■ WHAT THIS TASK INVOLVES ■
Starting at the first line of the data, please print exactly those lines through the one that holds "plt.rcParams['font.family'] = ['Lato', 'DejaVu", omitting every picture.

-- start --

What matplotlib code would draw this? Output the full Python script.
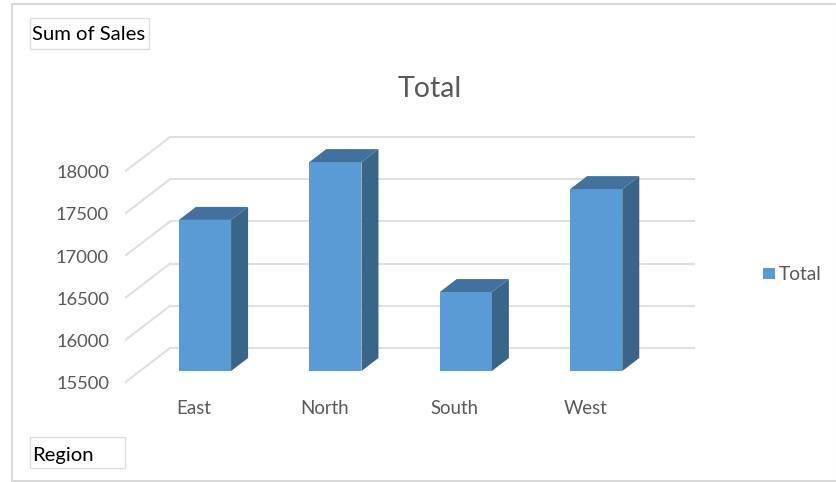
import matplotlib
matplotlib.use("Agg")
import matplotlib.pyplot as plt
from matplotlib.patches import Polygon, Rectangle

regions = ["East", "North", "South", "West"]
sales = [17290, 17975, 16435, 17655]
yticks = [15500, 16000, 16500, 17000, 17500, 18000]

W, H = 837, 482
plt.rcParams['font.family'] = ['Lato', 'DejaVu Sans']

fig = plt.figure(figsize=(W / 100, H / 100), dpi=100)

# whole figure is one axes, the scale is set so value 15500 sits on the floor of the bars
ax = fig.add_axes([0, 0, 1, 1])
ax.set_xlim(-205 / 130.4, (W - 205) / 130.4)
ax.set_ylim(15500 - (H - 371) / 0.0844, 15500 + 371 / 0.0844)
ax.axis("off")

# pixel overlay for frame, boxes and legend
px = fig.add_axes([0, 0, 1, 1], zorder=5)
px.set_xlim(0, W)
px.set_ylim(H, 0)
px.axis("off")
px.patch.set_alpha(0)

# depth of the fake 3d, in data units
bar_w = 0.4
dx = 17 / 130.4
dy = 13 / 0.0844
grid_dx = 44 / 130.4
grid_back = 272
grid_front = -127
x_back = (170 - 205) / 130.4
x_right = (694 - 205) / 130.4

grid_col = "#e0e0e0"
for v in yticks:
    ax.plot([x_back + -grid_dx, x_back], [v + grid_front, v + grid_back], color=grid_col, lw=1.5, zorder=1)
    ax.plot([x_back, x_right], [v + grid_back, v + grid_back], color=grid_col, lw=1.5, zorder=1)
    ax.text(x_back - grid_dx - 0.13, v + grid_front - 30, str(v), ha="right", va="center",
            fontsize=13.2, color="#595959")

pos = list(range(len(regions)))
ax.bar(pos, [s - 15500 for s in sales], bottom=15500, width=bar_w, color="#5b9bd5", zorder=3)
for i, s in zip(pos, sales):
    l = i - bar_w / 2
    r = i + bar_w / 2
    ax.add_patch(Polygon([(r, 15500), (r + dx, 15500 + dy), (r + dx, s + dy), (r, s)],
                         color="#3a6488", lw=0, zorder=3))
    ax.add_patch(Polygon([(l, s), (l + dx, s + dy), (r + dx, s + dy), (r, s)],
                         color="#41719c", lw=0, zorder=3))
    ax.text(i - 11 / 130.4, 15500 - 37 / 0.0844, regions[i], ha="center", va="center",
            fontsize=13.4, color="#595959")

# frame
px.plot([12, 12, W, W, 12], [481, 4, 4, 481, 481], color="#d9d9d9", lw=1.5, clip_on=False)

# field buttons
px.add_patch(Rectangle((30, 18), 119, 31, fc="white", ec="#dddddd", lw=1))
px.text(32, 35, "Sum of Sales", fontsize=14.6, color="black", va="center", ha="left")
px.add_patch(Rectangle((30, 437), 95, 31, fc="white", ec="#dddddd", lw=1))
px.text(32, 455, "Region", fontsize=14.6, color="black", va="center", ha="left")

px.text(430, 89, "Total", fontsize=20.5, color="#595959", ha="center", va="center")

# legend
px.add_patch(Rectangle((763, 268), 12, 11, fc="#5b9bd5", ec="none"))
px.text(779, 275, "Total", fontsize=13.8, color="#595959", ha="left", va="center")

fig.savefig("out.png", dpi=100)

-- end --

■ TASK RESULT ■
What matplotlib code would draw this? Output the full Python script.
import matplotlib
matplotlib.use("Agg")
import matplotlib.pyplot as plt
from matplotlib.patches import Polygon, Rectangle

regions = ["East", "North", "South", "West"]
sales = [17290, 17975, 16435, 17655]
yticks = [15500, 16000, 16500, 17000, 17500, 18000]

W, H = 837, 482
plt.rcParams['font.family'] = ['Lato', 'DejaVu Sans']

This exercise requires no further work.